The celebratory reaction to the UN’s admission of weakness, complete with emojis in social media circles, reflects pent-up frustration among taxpayers weary of subsidizing dysfunction. Withholding funds isn’t isolationism; it’s prudent stewardship. It forces prioritization: cut the waste, streamline overlapping agencies, refocus on verifiable security and humanitarian delivery, and reduce ideological bloat. True reform would demand enforceable payment rules, performance-based budgeting, and a Security Council or governance structure matching 21st-century realities—not endless pleas for more unconditional cash.

The UN’s near-collapse should serve as a wake-up call.
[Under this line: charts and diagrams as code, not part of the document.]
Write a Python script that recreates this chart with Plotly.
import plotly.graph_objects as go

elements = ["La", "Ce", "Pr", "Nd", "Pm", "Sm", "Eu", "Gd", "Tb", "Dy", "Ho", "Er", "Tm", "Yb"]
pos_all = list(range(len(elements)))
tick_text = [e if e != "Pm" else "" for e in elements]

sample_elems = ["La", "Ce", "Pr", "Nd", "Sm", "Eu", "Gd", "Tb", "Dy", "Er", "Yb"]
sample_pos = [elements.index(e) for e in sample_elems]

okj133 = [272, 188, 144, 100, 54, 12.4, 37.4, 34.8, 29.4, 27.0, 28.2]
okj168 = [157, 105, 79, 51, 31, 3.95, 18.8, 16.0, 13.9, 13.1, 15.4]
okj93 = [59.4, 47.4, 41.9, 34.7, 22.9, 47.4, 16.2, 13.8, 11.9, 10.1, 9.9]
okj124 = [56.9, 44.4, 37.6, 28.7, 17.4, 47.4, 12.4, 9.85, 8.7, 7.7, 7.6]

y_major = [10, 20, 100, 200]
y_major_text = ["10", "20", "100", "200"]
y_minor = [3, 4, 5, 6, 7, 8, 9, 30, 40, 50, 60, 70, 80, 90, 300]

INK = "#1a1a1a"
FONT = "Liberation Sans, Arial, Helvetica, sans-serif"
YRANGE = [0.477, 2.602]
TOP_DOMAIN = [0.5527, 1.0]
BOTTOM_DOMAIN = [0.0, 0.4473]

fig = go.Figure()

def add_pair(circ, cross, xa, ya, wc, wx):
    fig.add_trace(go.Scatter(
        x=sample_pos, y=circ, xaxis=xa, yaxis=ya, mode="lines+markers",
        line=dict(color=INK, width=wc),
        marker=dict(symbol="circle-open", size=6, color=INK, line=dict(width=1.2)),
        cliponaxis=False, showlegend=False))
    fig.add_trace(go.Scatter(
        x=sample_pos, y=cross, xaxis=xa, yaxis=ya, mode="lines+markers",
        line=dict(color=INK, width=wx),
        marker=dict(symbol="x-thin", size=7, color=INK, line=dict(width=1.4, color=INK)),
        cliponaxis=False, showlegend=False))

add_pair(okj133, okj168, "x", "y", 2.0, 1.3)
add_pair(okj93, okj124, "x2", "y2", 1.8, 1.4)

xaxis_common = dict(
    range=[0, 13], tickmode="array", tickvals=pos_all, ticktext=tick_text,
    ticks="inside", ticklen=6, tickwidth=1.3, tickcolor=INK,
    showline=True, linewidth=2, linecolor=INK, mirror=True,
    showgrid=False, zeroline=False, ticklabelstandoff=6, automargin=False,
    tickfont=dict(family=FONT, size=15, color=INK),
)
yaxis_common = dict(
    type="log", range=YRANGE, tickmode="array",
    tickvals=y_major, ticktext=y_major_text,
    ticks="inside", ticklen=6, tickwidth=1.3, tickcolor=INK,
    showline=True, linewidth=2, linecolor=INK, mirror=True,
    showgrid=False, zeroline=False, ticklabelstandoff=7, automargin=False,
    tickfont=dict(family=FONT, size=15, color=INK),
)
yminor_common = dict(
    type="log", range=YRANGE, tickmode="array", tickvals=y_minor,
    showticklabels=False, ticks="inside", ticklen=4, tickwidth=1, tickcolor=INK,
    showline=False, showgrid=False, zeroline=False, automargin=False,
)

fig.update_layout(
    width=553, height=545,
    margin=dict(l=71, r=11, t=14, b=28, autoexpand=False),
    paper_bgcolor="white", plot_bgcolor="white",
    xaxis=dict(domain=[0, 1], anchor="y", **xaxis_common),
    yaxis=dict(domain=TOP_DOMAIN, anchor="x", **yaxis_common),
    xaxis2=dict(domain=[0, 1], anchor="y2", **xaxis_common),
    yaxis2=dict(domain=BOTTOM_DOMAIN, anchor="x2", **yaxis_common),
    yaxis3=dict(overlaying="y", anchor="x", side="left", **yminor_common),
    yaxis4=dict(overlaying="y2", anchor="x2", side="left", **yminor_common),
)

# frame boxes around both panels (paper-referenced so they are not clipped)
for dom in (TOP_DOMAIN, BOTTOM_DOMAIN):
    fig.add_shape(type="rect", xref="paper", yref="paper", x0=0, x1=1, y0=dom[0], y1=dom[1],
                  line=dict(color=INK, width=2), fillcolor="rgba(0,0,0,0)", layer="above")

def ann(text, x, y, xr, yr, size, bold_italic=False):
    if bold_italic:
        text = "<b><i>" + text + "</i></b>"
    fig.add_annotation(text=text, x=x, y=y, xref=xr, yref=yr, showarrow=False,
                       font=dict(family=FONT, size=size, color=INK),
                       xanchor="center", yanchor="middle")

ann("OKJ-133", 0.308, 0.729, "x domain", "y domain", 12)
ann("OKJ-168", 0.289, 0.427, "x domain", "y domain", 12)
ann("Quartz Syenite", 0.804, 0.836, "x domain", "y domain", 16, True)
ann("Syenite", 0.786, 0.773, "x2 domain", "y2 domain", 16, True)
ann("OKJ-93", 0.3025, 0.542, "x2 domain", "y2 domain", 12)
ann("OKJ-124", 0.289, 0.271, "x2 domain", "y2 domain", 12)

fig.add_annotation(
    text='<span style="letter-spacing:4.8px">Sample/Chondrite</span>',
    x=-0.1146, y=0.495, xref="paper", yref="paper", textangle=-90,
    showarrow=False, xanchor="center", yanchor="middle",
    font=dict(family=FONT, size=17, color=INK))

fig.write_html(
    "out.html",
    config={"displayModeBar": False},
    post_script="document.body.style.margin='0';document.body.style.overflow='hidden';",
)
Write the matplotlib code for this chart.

Institutions that lose touch with results and accountability eventually face consequences. If the organization adapts through genuine efficiency, transparency, and depoliticization, it may justify continued support. If not, this crisis could mark the beginning of a necessary downsizing—or irrelevance. Either way, the era of blank checks for globalist dreams is ending. Sovereign nations, starting with the largest contributor, are right to demand better. The UN’s survival depends on proving it can deliver value, not just demand deference.